Question

An ideal fluid flows (laminar flow) through a pipe of non-uniform diameter. The maximum and minimum diameters of the pipes are $6.4\, cm$ and $4.8\, cm$, respectively. The ratio of the minimum and the maximum velocities of fluid in this pipe is :

• A. $\frac{\sqrt{3}}{2}$
• B. $\frac{3}{4}$
• C. $\frac{81}{256}$
• D. $\frac{9}{16}$

Answer 1

The Correct Option is D

To solve this problem, we need to apply the principle of continuity for fluid flow. The principle of continuity states that for an incompressible fluid flowing through a pipe of varying diameter, the product of the cross-sectional area and the velocity of the fluid at any point in the pipe is constant. Mathematically, this is represented as:

A_1V_1 = A_2V_2

where A_1 and A_2 are the cross-sectional areas at points 1 and 2, and V_1 and V_2 are the velocities at those points.

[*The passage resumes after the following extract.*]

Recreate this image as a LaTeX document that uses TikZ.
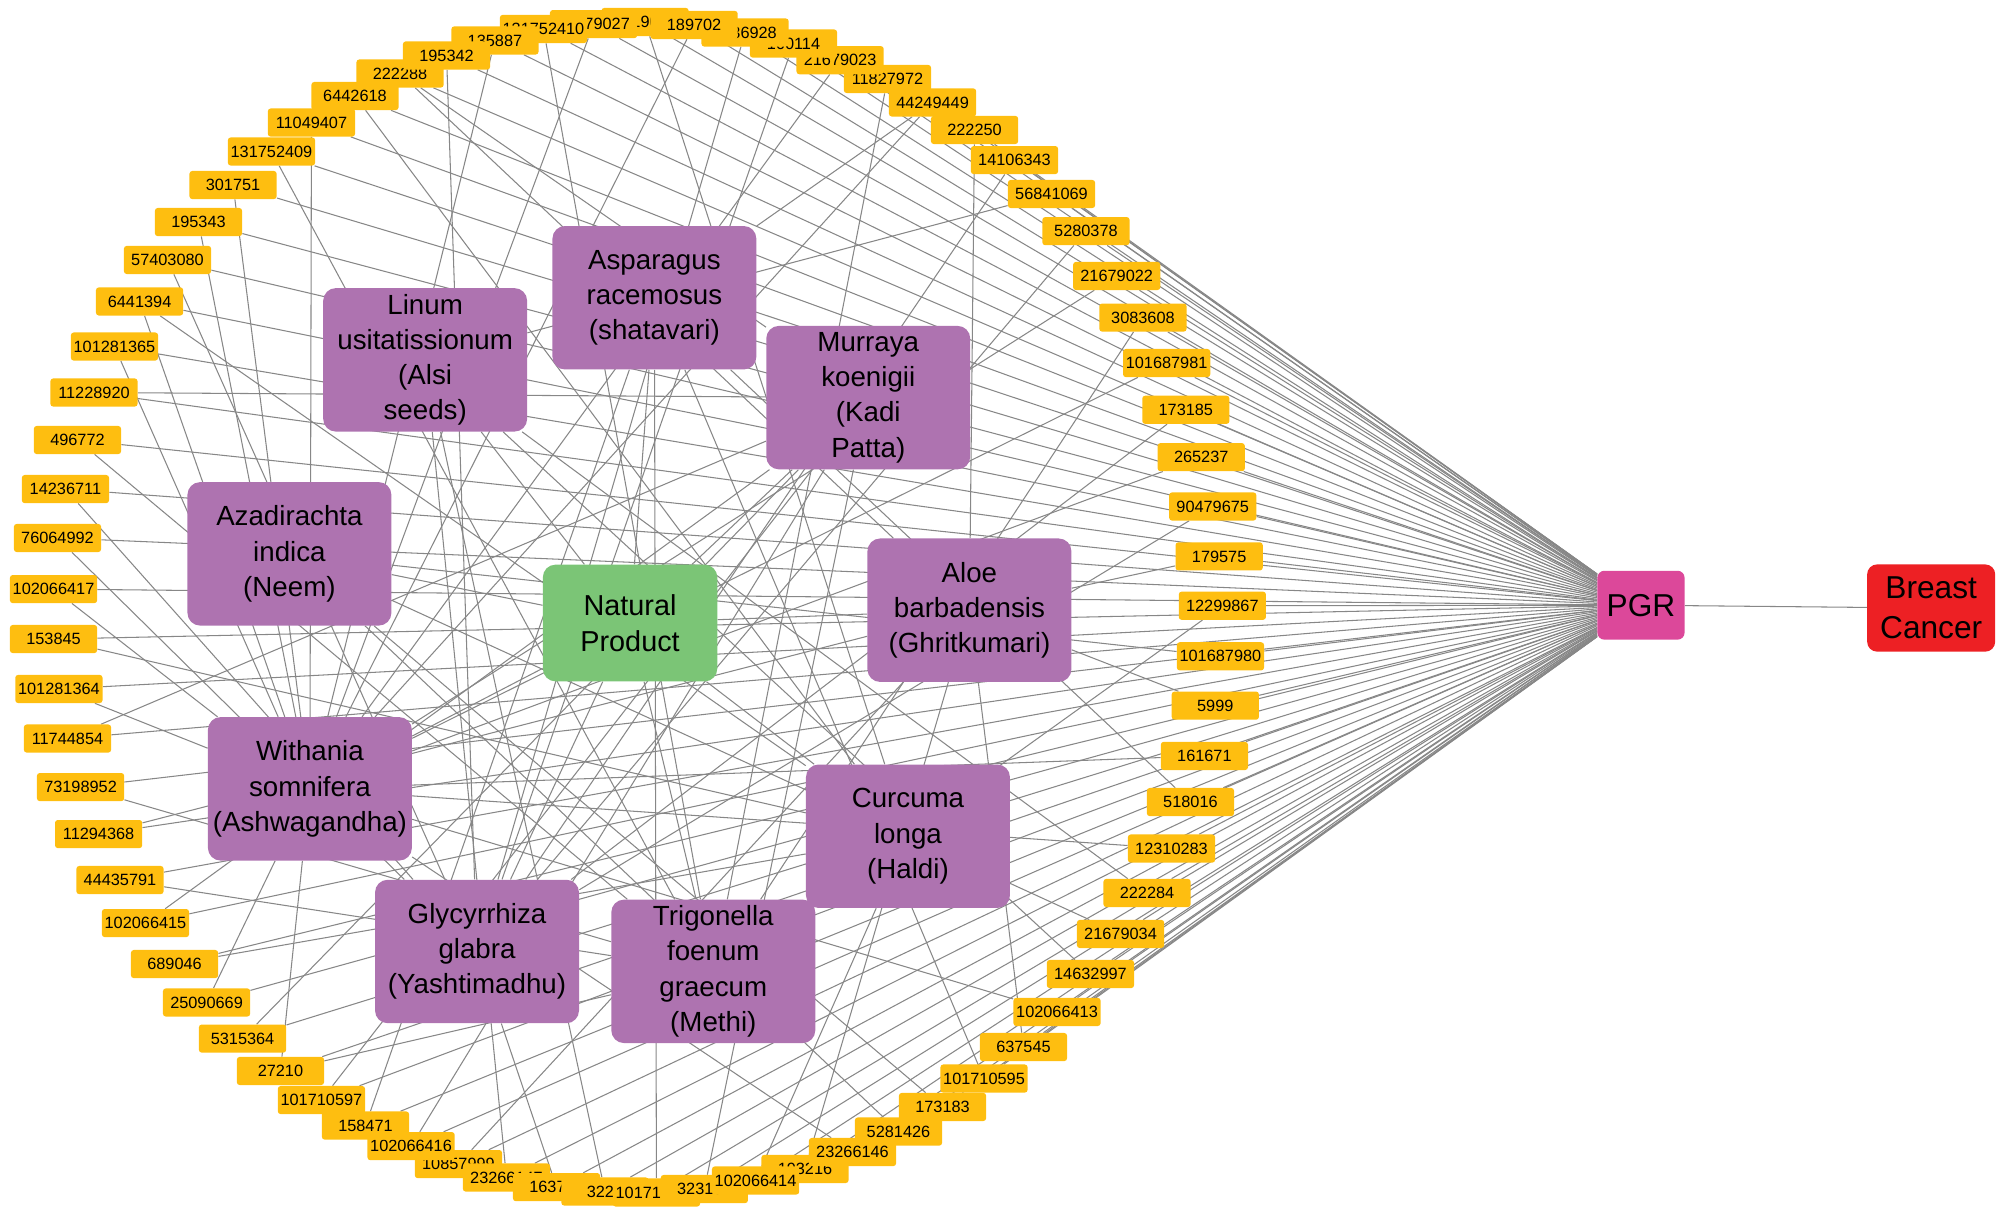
\documentclass[tikz,border=0pt]{standalone}
\usepackage{fontspec}
\setmainfont{Liberation Sans}
\usetikzlibrary{backgrounds}

\definecolor{cpdcol}{HTML}{FEBE10}
\definecolor{plantcol}{HTML}{AE73B0}
\definecolor{natcol}{HTML}{7BC576}
\definecolor{genecol}{HTML}{DC489A}
\definecolor{diseasecol}{HTML}{ED2024}
\definecolor{linkcol}{HTML}{878787}

% compounds: id / x / y (drawing order matters where boxes overlap)
\def\cpdlist{11827972/693/61.7, 44249449/728.2/80, 222250/761/101.5,
14106343/792.2/125, 56841069/821.1/151.5, 5280378/848/180.5,
21679022/872/215.5, 3083608/892.5/248, 101687981/911/283.5,
173185/926/320, 265237/938/357, 90479675/947/395.5, 179575/952/434.5,
12299867/954.5/473, 101687980/953/512.5, 5999/949/551,
161671/940.5/590.3, 518016/929.6/626.3, 12310283/914.8/662.6,
222284/895.7/697.3, 21679034/875/729.3, 14632997/851.5/760.6,
102066413/825.4/790.2, 637545/799.2/817.6, 101710595/768.4/842.2,
173183/736/864.4, 5281426/701.6/883.6,
10857999/358/909, 102066416/321/895, 23266147/395.5/919.5,
163729/434.6/927, 3229/472.4/930.4, 101710596/512.6/931.2,
323197/550/928.5, 193216/628.6/912.8, 102066414/590/921.8,
23266146/665.7/899.6,
158471/285.4/878.9, 101710597/251/859, 27210/219/836.3,
5315364/189.4/811, 25090669/161.3/782.8, 689046/136.3/752.8,
102066415/113.6/720.8, 44435791/93.7/687.2, 11294368/77/651.3,
73198952/62.9/614.6, 11744854/52.7/576.7, 101281364/46/538,
153845/41.8/499, 102066417/41.8/460, 76064992/44.9/420.1,
14236711/51.1/381.9, 496772/60.5/343.6, 11228920/73.4/306.5,
101281365/89.4/270.6, 6441394/109/235.4, 57403080/130.8/203,
195343/155/173.4, 301751/182/144.5, 131752409/212/118.3,
11049407/243.2/95.7, 6442618/277.2/75, 222288/312.4/57.4,
5319077/503.7/17.2, 21679027/463.5/18.8, 131752410/424.4/22.6,
135887/386.5/31.6, 195342/348.7/43.3,
21679023/656/47, 160114/619.6/34, 5336928/581.8/25.4, 189702/542/19.5}

\begin{document}
\begin{tikzpicture}[x=0.032cm, y=-0.032cm,
  box/.style={rounded corners=9pt, inner sep=0pt, align=center},
  cpd/.style={fill=cpdcol, rounded corners=2pt, minimum width=62pt,
    minimum height=20pt, inner sep=1pt, font=\fontsize{11.6}{13}\selectfont},
  plant/.style={box, fill=plantcol, minimum width=145pt, minimum height=102pt,
    font=\fontsize{19.7}{25}\selectfont},
  natprod/.style={box, fill=natcol, minimum width=124pt, minimum height=83pt,
    font=\fontsize{20.5}{26}\selectfont},
  gene/.style={box, fill=genecol, rounded corners=5pt, minimum width=62pt,
    minimum height=49pt, font=\fontsize{22.5}{28}\selectfont},
  disease/.style={box, fill=diseasecol, rounded corners=7pt, minimum width=91pt,
    minimum height=62pt, font=\fontsize{22.5}{28.4}\selectfont},
  link/.style={draw=linkcol, line width=0.75pt}]

\useasboundingbox (0,0) rectangle (1568,950);

% plants
\node[plant] (lin) at (332,281)   {Linum\\usitatissionum\\(Alsi\\seeds)};
\node[plant] (asp) at (511,232.5) {Asparagus\\racemosus\\(shatavari)};
\node[plant] (mur) at (678,310.5) {Murraya\\koenigii\\(Kadi\\Patta)};
\node[plant] (aza) at (226,432.5) {Azadirachta\\indica\\(Neem)};
\node[plant] (alo) at (757,476.5) {Aloe\\barbadensis\\(Ghritkumari)};
\node[plant] (wit) at (242,616)   {Withania\\somnifera\\(Ashwagandha)};
\node[plant] (cur) at (709,653)   {Curcuma\\longa\\(Haldi)};
\node[plant] (gly) at (372.5,743) {Glycyrrhiza\\glabra\\(Yashtimadhu)};
\node[plant] (tri) at (557,758.5) {Trigonella\\foenum\\graecum\\(Methi)};

\node[natprod] (np) at (492,486.5) {Natural\\Product};
\node[gene] (pgr) at (1281.4,472.6) {PGR};
\node[disease] (bc) at (1508,474.8) {Breast\\Cancer};

% compounds
\foreach \id/\x/\y in \cpdlist
  \node[cpd] (c\id) at (\x,\y) {\id};

\begin{pgfonlayer}{background}
% compound -- target
\foreach \id/\x/\y in \cpdlist
  \draw[link] (c\id) -- (pgr);
% compound -- plant
\foreach \id/\p in {11827972/tri, 44249449/wit, 44249449/asp, 222250/alo,
  14106343/gly, 56841069/lin, 5280378/gly, 21679022/wit, 3083608/tri,
  101687981/wit, 173185/gly, 265237/wit, 90479675/gly, 179575/alo,
  12299867/tri, 101687980/aza, 5999/alo, 161671/wit, 518016/asp,
  12310283/wit, 222284/lin, 21679034/aza, 14632997/lin, 102066413/wit,
  637545/alo, 101710595/asp, 173183/aza, 5281426/aza, 23266146/wit,
  193216/alo, 102066414/cur, 323197/mur, 101710596/asp, 3229/lin,
  163729/gly, 23266147/lin, 10857999/alo, 102066416/mur, 158471/asp,
  101710597/mur, 27210/wit, 27210/tri, 5315364/mur, 25090669/wit,
  689046/cur, 102066415/mur, 44435791/tri, 11294368/alo, 73198952/tri,
  11744854/mur, 101281364/wit, 153845/cur, 102066417/wit, 76064992/gly,
  14236711/gly, 496772/tri, 11228920/mur, 101281365/wit, 6441394/cur,
  6441394/wit, 57403080/gly, 195343/wit, 301751/wit, 131752409/tri,
  11049407/wit, 6442618/cur, 222288/alo, 222288/mur, 195342/gly,
  135887/wit, 131752410/tri, 21679027/wit, 5319077/cur, 189702/wit,
  5336928/gly, 160114/gly, 21679023/wit}
  \draw[link] (c\id) -- (\p);
% natural product -- plants
\foreach \p in {lin,asp,mur,aza,alo,wit,cur,gly,tri}
  \draw[link] (np) -- (\p);
\draw[link] (pgr) -- (bc);
\end{pgfonlayer}

\end{tikzpicture}
\end{document}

The areas A_1 and A_2 can be calculated using the formula for the area of a circle:

A = \pi \left(\frac{d}{2}\right)^2

Given:

• Maximum diameter, d_1 = 6.4\ \text{cm}
• Minimum diameter, d_2 = 4.8\ \text{cm}

First, calculate A_1 and A_2:

• A_1 = \pi \left(\frac{6.4}{2}\right)^2 = \pi \cdot 3.2^2 = 10.24\pi\ \text{cm}^2
• A_2 = \pi \left(\frac{4.8}{2}\right)^2 = \pi \cdot 2.4^2 = 5.76\pi\ \text{cm}^2

Using the continuity equation A_1V_1 = A_2V_2, we can express the velocity ratio \frac{V_2}{V_1} as:

\frac{V_2}{V_1} = \frac{A_1}{A_2} = \frac{10.24\pi}{5.76\pi}

Simplifying gives:

\frac{V_2}{V_1} = \frac{10.24}{5.76} = \frac{64}{36} = \frac{16}{9}

Therefore, the inverse ratio, or the ratio of the minimum to the maximum velocity, is:

\frac{V_1}{V_2} = \frac{9}{16}

Thus, the correct answer is \frac{9}{16}, which matches the given correct answer.